10. Intelligence Memorandum (1)

OCI No. 0341/65

Washington, February 1, 1965.

Soviet Premier Aleksei N. Kosygin and President Johnson during their meeting at Glassboro, New Jersey, in 1967. National Park Service, Special Collection.


1. Moscow's decision to send an unusually strong delegation headed by Premier Kosygin to Hanoi underscores both the USSR's desire to regain influence with the North Vietnamese and its concern over the possibility of escalation in the Indochina conflict. One of the main purposes of this mission probably will be to strengthen the credibility of repeated public statements since late November that the USSR "cannot remain indifferent to the fate of a fraternal socialist country" and that it is ready to give Hanoi the "necessary assistance."

2. The presence of high-ranking military and economic officials on the delegation almost certainly foreshadows a substantial increase in Soviet economic and military assistance. This aid may well include such defensive weapons as surface-to-air missiles, antiaircraft weapons, and naval torpedo and patrol craft. It is also possible, however, that Kosygin will offer advanced jet fighters.

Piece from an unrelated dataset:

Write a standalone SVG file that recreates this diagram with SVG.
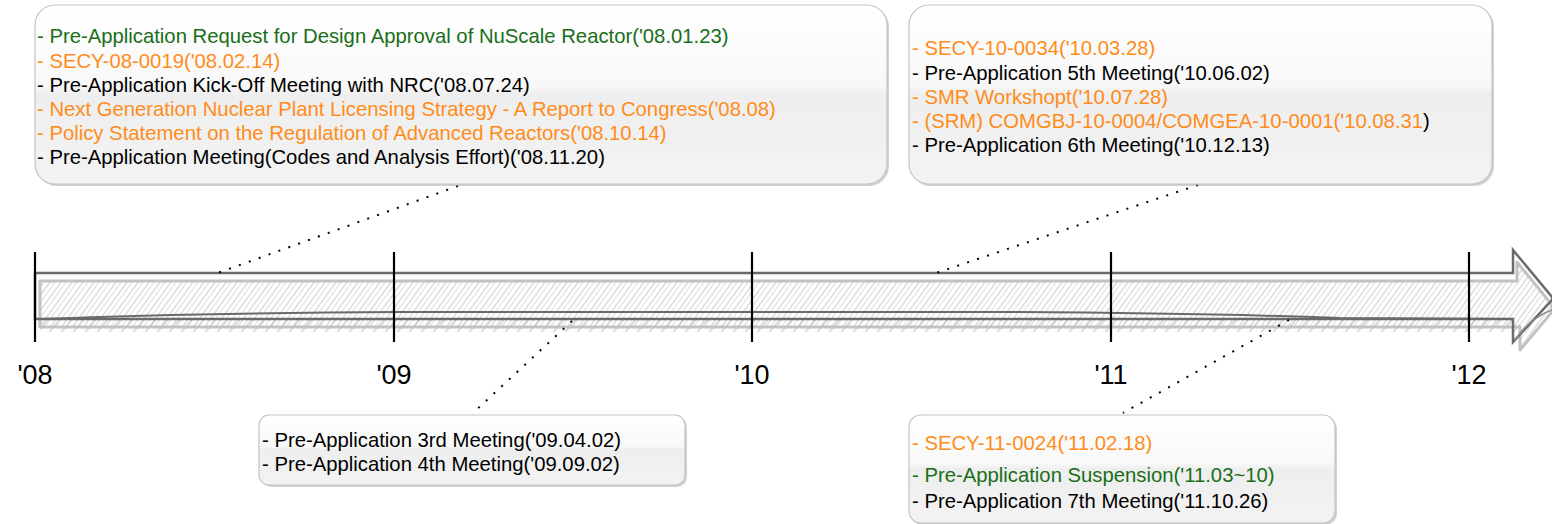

3. A Soviet economic aid mission headed by M.N. Sulovey, a vice chairman of the State Committee for Foreign Economic Relations, is already in Hanoi to "study implementation" of existing economic aid agreement. Most of the USSR's economic aid under earlier programs is believed to have been utilized. The Soviet Union has extended North Vietnam about $370 million worth of economic aid since 1955, mainly in the form of factories and machine shops, power plants, and coal mine equipment. The last major Soviet economic credit--$200 million--was extended in 1960 to cover North Vietnam's first five-year plan (1961-1965). New economic aid probably will be designed primarily to provide equipment for projects covered by the second five-year plan.

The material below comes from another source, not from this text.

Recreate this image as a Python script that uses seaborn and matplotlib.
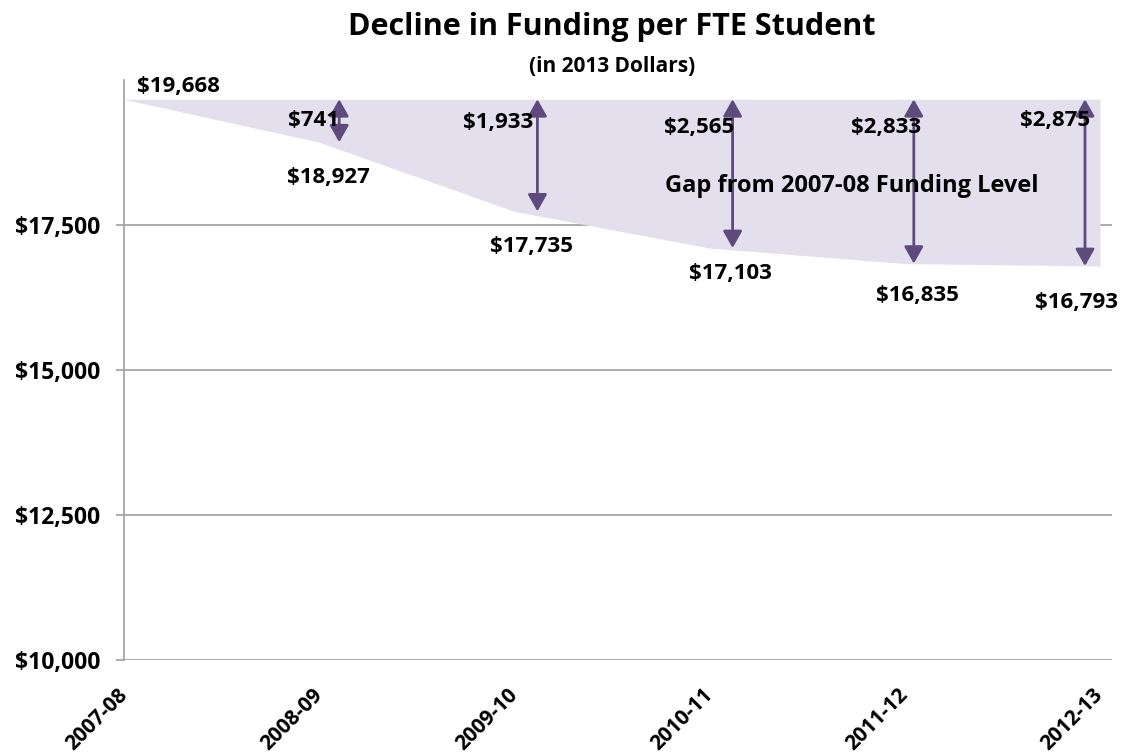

4. The pattern of Soviet and North Vietnamese pronouncements in recent weeks suggests that both parties wish to work toward improving relations which have been rather distant and cool since Hanoi felt obliged to support Peiping in the period since the nuclear test ban treaty of August 1963. It is possible that the Kosygin mission, at the invitation of the North Vietnamese Government, is the culmination of an exchange of views since Khrushchev's downfall, particularly during Premier Pham Van Dong's visit to Moscow last November. Dong's junket apparently was intended as a fishing expedition
to see what could be expected of the new Kremlin bosses in support of North Vietnamese objectives. It has been evident since his return that the North Vietnamese were intent on softening at least the public manifestations of their opposition to Soviet policy. A hard-hitting anti-Soviet piece, for example, was hastily scratched from the party journal Hop Tac last November, a few days after Dong's return. Subsequent developments, including the appearance of Soviet antiaircraft guns in North Vietnam, the harder Soviet propaganda line on the Indochina situation, and the dispatch of a major
Moscow economic delegation to Hanoi, make it appear that Pham Van Dong probably received assurances of increased Soviet military, economic, and political assistance from the new leaders in Moscow.

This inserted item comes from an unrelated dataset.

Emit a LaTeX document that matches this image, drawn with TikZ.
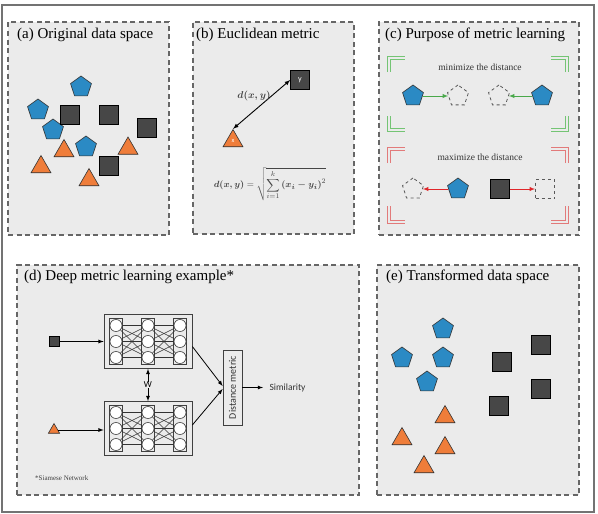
\documentclass[tikz,border=0pt]{standalone}
\usepackage{fontspec}
\setmainfont{Liberation Serif}
\newfontfamily\calfont{Carlito}
\usepackage{amsmath}
\usepackage{graphicx}
\usetikzlibrary{arrows, positioning, calc, shapes.geometric}
\definecolor{panelgray}{HTML}{EBEBEB}
\definecolor{pentblue}{HTML}{2B8AC4}
\definecolor{triorange}{HTML}{EF7D3A}
\definecolor{sqdark}{HTML}{474747}
\definecolor{brkgreen}{HTML}{74C474}
\definecolor{brkred}{HTML}{E27A7A}
\definecolor{arrgreen}{HTML}{49A84A}
\definecolor{arrred}{HTML}{E0262A}
\definecolor{mathgray}{HTML}{454545}

% one branch of the siamese network: name, centre
\newcommand{\siamnet}[2]{%
  \node[netbox] (#1) at (#2) {};
  \foreach \c/\dx in {1/-32,2/0,3/32}{
    \node[colbox] (#1-c\c) at ($(#1)+(\dx,0)$) {};
    \foreach \r/\dy in {1/-16,2/0,3/16}
      \node[neuron] (#1-\c-\r) at ($(#1)+(\dx,\dy)$) {};
  }
  \foreach \a/\b in {1/2,2/3}
    \foreach \i in {1,2,3}
      \foreach \j in {1,2,3}
        \draw[black!80, line width=0.55pt] (#1-\a-\i) -- (#1-\b-\j);
}

\begin{document}
\begin{tikzpicture}[x=1pt,y=-1pt,>=latex,
    panel/.style={draw=black!60, dash pattern=on 5pt off 3.5pt, line width=1.1pt, fill=panelgray, inner sep=0pt},
    title/.style={anchor=west, inner sep=0pt, font=\fontsize{15}{18}\selectfont},
    sq/.style={rectangle, draw=black, fill=sqdark, minimum size=19pt, inner sep=0pt, line width=0.6pt},
    pent/.style={regular polygon, regular polygon sides=5, draw=black!80, fill=pentblue, minimum size=22pt, inner sep=0pt, line width=0.6pt},
    tri/.style={regular polygon, regular polygon sides=3, draw=black!80, fill=triorange, minimum size=23pt, inner sep=0pt, line width=0.6pt},
    ghostpent/.style={regular polygon, regular polygon sides=5, draw=black!65, dashed, minimum size=22pt, inner sep=0pt, line width=0.8pt},
    ghostsq/.style={rectangle, draw=black!65, dashed, minimum size=19pt, inner sep=0pt, line width=0.8pt},
    gbrk/.style={draw=brkgreen, double=panelgray, double distance=1.6pt, line width=0.8pt},
    rbrk/.style={draw=brkred, double=panelgray, double distance=1.6pt, line width=0.8pt},
    hint/.style={font=\fontsize{9.5}{11}\selectfont, text=black!80},
    netbox/.style={draw=black!75, minimum width=88pt, minimum height=54pt, inner sep=0pt, line width=0.7pt},
    colbox/.style={draw=black!75, minimum width=13pt, minimum height=46pt, inner sep=0pt, line width=0.6pt},
    neuron/.style={circle, draw=black!75, fill=white, minimum size=12pt, inner sep=0pt, line width=0.6pt}]
  \useasboundingbox (0,0) rectangle (598,514);
  \draw[black!55, line width=1.3pt] (2,5) rectangle (594,512);

  % panels
  \node[panel, minimum width=161pt, minimum height=213pt] (pa) at (88.5,128.5) {};
  \node[panel, minimum width=161pt, minimum height=212pt] (pb) at (273.5,128) {};
  \node[panel, minimum width=200pt, minimum height=213pt] (pc) at (479,128.5) {};
  \node[panel, minimum width=342pt, minimum height=230pt] (pd) at (188,380) {};
  \node[panel, minimum width=202pt, minimum height=230pt] (pe) at (478,380) {};
  \node[title] (ta) at (17,35) {(a) Original data space};
  \node[title] (tb) at (196,35) {(b) Euclidean metric};
  \node[title] (tc) at (385,35) {(c) Purpose of metric learning};
  \node[title] (td) at (24,277) {(d) Deep metric learning example*};
  \node[title] (te) at (386,277) {(e) Transformed data space};

  % (a)
  \node[pent] (a-p1) at (81,87) {};
  \node[pent] (a-p2) at (38,110) {};
  \node[pent] (a-p3) at (53,130) {};
  \node[pent] (a-p4) at (86,147) {};
  \node[sq] (a-s1) at (70,115) {};
  \node[sq] (a-s2) at (109,115) {};
  \node[sq] (a-s3) at (147,128) {};
  \node[sq] (a-s4) at (109,166) {};
  \node[tri] (a-t1) at (64,151) {};
  \node[tri] (a-t2) at (41,167) {};
  \node[tri] (a-t3) at (89,180) {};
  \node[tri] (a-t4) at (128,148.5) {};

  % (b)
  \node[sq] (b-y) at (300,80) {\calfont\fontsize{8}{9}\selectfont\color{white}y};
  \node[tri] (b-x) at (233,141) {\calfont\fontsize{6.5}{7}\selectfont\color{white}x};
  \draw[<->, line width=0.9pt] (b-x.corner 1) -- (b-y.west);
  \node[text=mathgray] (b-lbl) at (254,96) {$\boldsymbol{d(x,y)}$};
  \node[text=mathgray, font=\fontsize{9.5}{11}\selectfont] (b-eq) at (270,184)
    {$\displaystyle\boldsymbol{d(x,y)}=\sqrt{\sum_{i=1}^{k}\boldsymbol{(x_i-y_i)}^2}$};

  % (c)
  \draw[gbrk] (389,72) |- (405,58);
  \draw[gbrk] (567,72) |- (551,58);
  \draw[gbrk] (389,116) |- (405,130);
  \draw[gbrk] (567,116) |- (551,130);
  \draw[rbrk] (389,163) |- (405,149);
  \draw[rbrk] (567,163) |- (551,149);
  \draw[rbrk] (389,206) |- (405,222);
  \draw[rbrk] (567,206) |- (551,222);
  \node[hint] (c-min) at (480,67) {minimize the distance};
  \node[hint] (c-max) at (480,157) {maximize the distance};
  \node[pent] (c-m1) at (413,96) {};
  \node[ghostpent] (c-g1) at (458,96) {};
  \node[ghostpent] (c-g2) at (499,96) {};
  \node[pent] (c-m2) at (542,96) {};
  \draw[->, arrgreen, line width=0.9pt] (c-m1) -- (c-g1);
  \draw[->, arrgreen, line width=0.9pt] (c-m2) -- (c-g2);
  \node[ghostpent] (c-g3) at (413,189) {};
  \node[pent] (c-m3) at (458,189) {};
  \node[sq] (c-s1) at (500,189) {};
  \node[ghostsq] (c-g4) at (545,189) {};
  \draw[->, arrred, line width=0.9pt] (c-m3) -- (c-g3);
  \draw[->, arrred, line width=0.9pt] (c-s1) -- (c-g4);

  % (d)
  \siamnet{net1}{148,341.5}
  \siamnet{net2}{148,428.5}
  \node[sq, minimum size=10pt] (d-in1) at (54,341.5) {};
  \node[tri, minimum size=13pt] (d-in2) at (54,430) {};
  \draw[->, thick] (d-in1) -- (net1);
  \draw[->, thick] (d-in2) -- (d-in2 -| net2.west);
  \draw[<->, thick] (net1) -- node[fill=panelgray, inner sep=0.5pt, font=\calfont\fontsize{9}{10}\selectfont] {W} (net2);
  \node[draw=black!75, line width=0.7pt, minimum width=19pt, minimum height=75pt, inner sep=0pt,
    font=\calfont\fontsize{10}{12}\selectfont, text=black!80] (dist) at (232.5,387.5) {\rotatebox{90}{Distance metric}};
  \draw[->, thick] ($(net1.east)+(0,5)$) -- ($(dist.west)+(0,-1.5)$);
  \draw[->, thick] ($(net2.east)+(0,-3.5)$) -- ($(dist.west)+(0,1.5)$);
  \node[anchor=west, font=\calfont\fontsize{9.5}{11}\selectfont, text=black!80] (sim) at (266,387.5) {Similarity};
  \draw[->, thick, shorten >=3pt] (dist) -- (sim);
  \node[anchor=west, inner sep=0pt, font=\fontsize{7}{8}\selectfont, text=black!75] (d-note) at (35,478) {*Siamese Network};

  % (e)
  \node[pent] (e-p1) at (443,329) {};
  \node[pent] (e-p2) at (402,358) {};
  \node[pent] (e-p3) at (443,358) {};
  \node[pent] (e-p4) at (427,382) {};
  \node[sq] (e-s1) at (541,345) {};
  \node[sq] (e-s2) at (502,362) {};
  \node[sq] (e-s3) at (541,389) {};
  \node[sq] (e-s4) at (499,406) {};
  \node[tri] (e-t1) at (445,417) {};
  \node[tri] (e-t2) at (402,439) {};
  \node[tri] (e-t3) at (445,448) {};
  \node[tri] (e-t4) at (424,467) {};
\end{tikzpicture}
\end{document}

5. It was not mere coincidence that almost simultaneously with Moscow's announcement of the Kosygin delegation, the leading North Vietnamese party paper published an editorial welcoming this visit in unusually warm terms. It expressed gratitude for past Soviet assistance and voiced "warm and profound sentiments toward the Soviet Communists" and for their "spirit of proletarian internationalism."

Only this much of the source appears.